- [TO DO]: Beginning with the first line, set down every line through the one containing "CartesianGrid, ReferenceDot, Label", exactly as it appears, but not the pictures.

++++ DATA PROVIDED ++++

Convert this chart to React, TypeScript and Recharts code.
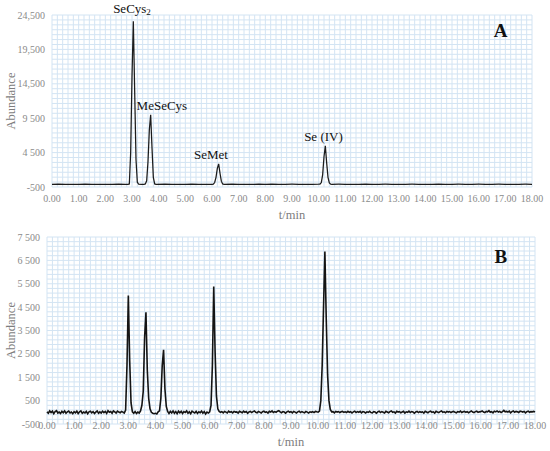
import React from 'react';
import { LineChart, Line, XAxis, YAxis, CartesianGrid, ReferenceDot, Label } from 'recharts';

// ---------- shared ----------
const xTicks = [0, 1, 2, 3, 4, 5, 6, 7, 8, 9, 10, 11, 12, 13, 14, 15, 16, 17, 18];
const xTickLabels = ['0.00', '1.00', '2.00', '3.00', '4.00', '5.00', '6.00', '7.00', '8.00', '9.00', '10.00', '11.00', '12.00', '13.00', '14.00', '15.00', '16.00', '17.00', '18.00'];

// ---------- panel A ----------
const aYTicks = [-500, 4500, 9500, 14500, 19500, 24500];
const aYLabels = ['-500', '4 500', '9 500', '14,500', '19,500', '24,500'];
const aTimes = [
  0, 0.25, 0.5, 0.75, 1.0, 1.25, 1.5, 1.75, 2.0, 2.25, 2.5, 2.75, 2.85, 2.9, 2.95, 3.0, 3.05, 3.1, 3.15, 3.2, 3.25,
  3.35, 3.45, 3.5, 3.55, 3.6, 3.65, 3.7, 3.75, 3.8, 3.85, 3.9, 4.25, 4.5, 4.75, 5.0, 5.25, 5.5, 5.75, 6.0, 6.05,
  6.1, 6.15, 6.2, 6.25, 6.3, 6.35, 6.4, 6.45, 6.75, 7.0, 7.25, 7.5, 7.75, 8.0, 8.25, 8.5, 8.75, 9.0, 9.25, 9.5,
  9.75, 10.0, 10.05, 10.1, 10.15, 10.2, 10.25, 10.3, 10.35, 10.4, 10.45, 10.5, 10.75, 11, 11.25, 11.5, 11.75, 12,
  12.25, 12.5, 12.75, 13, 13.25, 13.5, 13.75, 14, 14.25, 14.5, 14.75, 15, 15.25, 15.5, 15.75, 16, 16.25, 16.5,
  16.75, 17, 17.25, 17.5, 17.75, 18,
];
const aAbundance = [
  -110, -100, -120, -105, -115, -100, -110, -120, -105, -110, -100, -115, -110, -60, 4500, 15500, 23600, 13500, 3500, 200, -100,
  -110, -105, -60, 400, 3200, 7800, 10000, 5200, 900, -60, -110, -100, -115, -105, -110, -100, -115, -105, -110, -90,
  150, 900, 2200, 2850, 1500, 350, -60, -110, -100, -115, -105, -110, -95, -110, -100, -115, -105, -100, -110, -105,
  -115, -100, -90, 150, 1300, 3900, 5500, 3000, 900, 100, -90, -110, -100, -110, -105, -115, -100, -110,
  -105, -100, -115, -105, -110, -100, -110, -105, -115, -100, -110, -105, -100, -115, -110, -100, -110, -105,
  -100, -115, -105, -110, -100, -110,
];
const aPeakLabels = [
  { name: 'SeCys', sub: '2', t: 3.0, v: 25500 },
  { name: 'MeSeCys', sub: '', t: 4.12, v: 11300 },
  { name: 'SeMet', sub: '', t: 5.96, v: 4200 },
  { name: 'Se (IV)', sub: '', t: 10.18, v: 6810 },
];
const aPanelLetter = { text: 'A', t: 16.82, v: 22300 };

// ---------- panel B ----------
const bYTicks = [-500, 500, 1500, 2500, 3500, 4500, 5500, 6500, 7500];
const bYLabels = ['-500', '500', '1 500', '2 500', '3 500', '4 500', '5 500', '6 500', '7 500'];
const B_STEP = 0.05; // sampling interval (min)
const bAbundance = [
  20, -40, 60, -10, 50, -60, 30, 70, -30, 10, -50, 40, -20, 60, -40, 20, 50, -30, 10, -60,
  30, -20, 50, -50, 20, 60, -40, 10, -30, 40, -60, 20, 50, -20, 30, -50, 10, 60, -40, 20,
  -30, 50, -10, 40, -50, 70, 0, 30, -40, 60, 20, -30, 50, 10, -20, 40, 10, -30, 100, 2000,
  5000, 2200, 400, 20, -40, 30, -50, 10, -30, 60, 300, 900, 3200, 4280, 1800, 600, 150, 0, -40, -60,
  -40, -70, 20, 60, 600, 2000, 2670, 1000, 250, 40, -50, 40, -30, 60, -40, 30, -60, 50, -20, 40,
  -50, 30, -10, 60, -40, 20, -60, 50, 10, -30, 40, -50, 20, -20, 50, -40, 30, -70, 10, -30,
  20, 300, 2000, 5380, 2600, 700, 150, 40, 0, 30, -20, 40, 10, -30, 50, 0, 30, -20, 40, 10,
  20, -30, 40, 10, -20, 50, 0, 30, -40, 20, 40, -10, 30, 60, 0, -20, 40, 10, -30, 30,
  50, 0, 20, -30, 40, 10, 60, -10, 30, 0, 50, 70, 20, -20, 30, 10, -40, 20, 50, 0,
  30, -20, 40, 10, -30, 20, 50, -10, 30, 0, -20, 40, 10, -30, 20, 0, 30, -10, 40, 20,
  10, 50, 500, 2000, 4500, 6880, 4000, 1600, 500, 120, 20, 30, -20, 40, 10, 30, -10, 20, 40, 0,
  20, -10, 40, 0, 30, -30, 20, 50, -10, 30, 0, 40, -20, 30, 10, -30, 20, 0, 40, -10,
  -20, 30, 10, -40, 20, 50, -10, 30, 0, -30, 40, 10, -20, 30, 60, 0, 20, -30, 40, 10,
  30, -20, 10, 40, -30, 20, 0, 50, -10, 30, 10, -40, 20, 40, -10, 30, 0, 20, -30, 40,
  10, -20, 30, 50, 0, 20, -30, 40, 10, -10, 30, 60, 0, 20, -20, 40, 10, 30, -10, 20,
  40, 0, -20, 30, 10, 50, -10, 20, 40, 0, 30, -20, 20, 60, 10, -10, 30, 50, 0, 20,
  30, 60, 10, -10, 40, 20, 70, 0, 30, -20, 50, 20, 60, 10, 40, -10, 30, 80, 20, 40,
  10, 50, -20, 30, 60, 0, 40, 20, -10, 50, 30, 10, 40, -20, 30, 50, 0, 30, 20, 40,
  10,
];
const bPanelLetter = { text: 'B', t: 16.74, v: 6670 };

// ---------- build tables ----------
const aData = aTimes.map((t, i) => ({ t, v: aAbundance[i] }));
const bData = bAbundance.map((v, i) => ({ t: Math.round(i * B_STEP * 100) / 100, v }));

const gridX: number[] = [];
for (let i = 0; i <= 90; i++) gridX.push(i * 0.2);
const gridYA: number[] = [];
for (let i = 0; i <= 35; i++) gridYA.push(-500 + (i * 5000) / 7);
const gridYB: number[] = [];
for (let i = 0; i <= 40; i++) gridYB.push(-500 + i * 200);

const FONT = '"Liberation Serif", "Times New Roman", serif';
const TICK_COLOR = '#8a8a8a';
const TITLE_COLOR = '#7d7d7d';
const GRID_COLOR = '#d3e4f3';

const makeXTick = (dy: number) => (props: any) => {
  const { x, y, payload } = props;
  const idx = xTicks.indexOf(payload.value);
  return (
    <text x={x} y={y + dy} textAnchor="middle" dominantBaseline="central" fontFamily={FONT} fontSize={10} fill={TICK_COLOR}>
      {idx >= 0 ? xTickLabels[idx] : ''}
    </text>
  );
};

const makeYTick = (ticks: number[], labels: string[]) => (props: any) => {
  const { x, y, payload } = props;
  const idx = ticks.indexOf(payload.value);
  return (
    <text x={x - 7} y={y} textAnchor="end" dominantBaseline="central" fontFamily={FONT} fontSize={10} fill={TICK_COLOR}>
      {idx >= 0 ? labels[idx] : ''}
    </text>
  );
};

const xTitle = (dy: number) => (props: any) => {
  const vb = props.viewBox || {};
  return (
    <text x={vb.x + vb.width / 2} y={vb.y + dy} textAnchor="middle" dominantBaseline="central" fontFamily={FONT} fontSize={12.5} fill={TITLE_COLOR}>
      t/min
    </text>
  );
};

const yTitle = (props: any) => {
  const vb = props.viewBox || {};
  const cx = 11;
  const cy = vb.y + vb.height / 2;
  return (
    <text x={cx} y={cy} transform={`rotate(-90 ${cx} ${cy})`} textAnchor="middle" dominantBaseline="central" fontFamily={FONT} fontSize={12.5} fill={TITLE_COLOR}>
      Abundance
    </text>
  );
};

const peakLabelShape = (name: string, sub: string) => (props: any) => (
  <text x={props.cx} y={props.cy} textAnchor="middle" dominantBaseline="central" fontFamily={FONT} fontSize={13} fill="#111">
    {name}
    {sub ? <tspan fontSize={9} dy={4}>{sub}</tspan> : null}
  </text>
);

const letterShape = (text: string) => (props: any) => (
  <text x={props.cx} y={props.cy} textAnchor="middle" dominantBaseline="central" fontFamily={FONT} fontSize={19} fontWeight="bold" fill="#111">
    {text}
  </text>
);

export default function App() {
  return (
    <div style={{ position: 'absolute', left: 0, top: 0, width: 550, height: 451, background: '#fff', overflow: 'hidden' }}>
      <div style={{ position: 'absolute', left: 0, top: 0 }}>
        <LineChart width={550} height={222} data={aData} margin={{ top: 15, right: 18, bottom: 0, left: 0 }}>
          <CartesianGrid stroke={GRID_COLOR} strokeWidth={1} verticalValues={gridX} horizontalValues={gridYA} />
          <XAxis dataKey="t" type="number" domain={[0, 18]} ticks={xTicks} axisLine={false} tickLine={false} tickSize={0} tickMargin={0} height={35} interval={0} tick={makeXTick(11)}>
            <Label content={xTitle(28)} />
          </XAxis>
          <YAxis type="number" domain={[-500, 24500]} ticks={aYTicks} axisLine={false} tickLine={false} tickSize={0} tickMargin={0} width={52} interval={0} tick={makeYTick(aYTicks, aYLabels)}>
            <Label content={yTitle} />
          </YAxis>
          <Line dataKey="v" type="linear" stroke="#1c1c1c" strokeWidth={1.25} dot={false} isAnimationActive={false} />
          {aPeakLabels.map((p) => (
            <ReferenceDot key={p.name} x={p.t} y={p.v} r={0} ifOverflow="visible" shape={peakLabelShape(p.name, p.sub)} />
          ))}
          <ReferenceDot x={aPanelLetter.t} y={aPanelLetter.v} r={0} ifOverflow="visible" shape={letterShape(aPanelLetter.text)} />
        </LineChart>
      </div>
      <div style={{ position: 'absolute', left: 0, top: 225 }}>
        <LineChart width={550} height={226} data={bData} margin={{ top: 12, right: 15, bottom: 0, left: 0 }}>
          <CartesianGrid stroke={GRID_COLOR} strokeWidth={1} verticalValues={gridX} horizontalValues={gridYB} />
          <XAxis dataKey="t" type="number" domain={[0, 18]} ticks={xTicks} axisLine={false} tickLine={false} tickSize={0} tickMargin={0} height={27} interval={0} tick={makeXTick(1)}>
            <Label content={xTitle(18)} />
          </XAxis>
          <YAxis type="number" domain={[-500, 7500]} ticks={bYTicks} axisLine={false} tickLine={false} tickSize={0} tickMargin={0} width={47} interval={0} tick={makeYTick(bYTicks, bYLabels)}>
            <Label content={yTitle} />
          </YAxis>
          <Line dataKey="v" type="linear" stroke="#141414" strokeWidth={1.6} dot={false} isAnimationActive={false} />
          <ReferenceDot x={bPanelLetter.t} y={bPanelLetter.v} r={0} ifOverflow="visible" shape={letterShape(bPanelLetter.text)} />
        </LineChart>
      </div>
    </div>
  );
}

++++

- [EXERCISE OUTPUT]:
Convert this chart to React, TypeScript and Recharts code.
import React from 'react';
import { LineChart, Line, XAxis, YAxis, CartesianGrid, ReferenceDot, Label } from 'recharts';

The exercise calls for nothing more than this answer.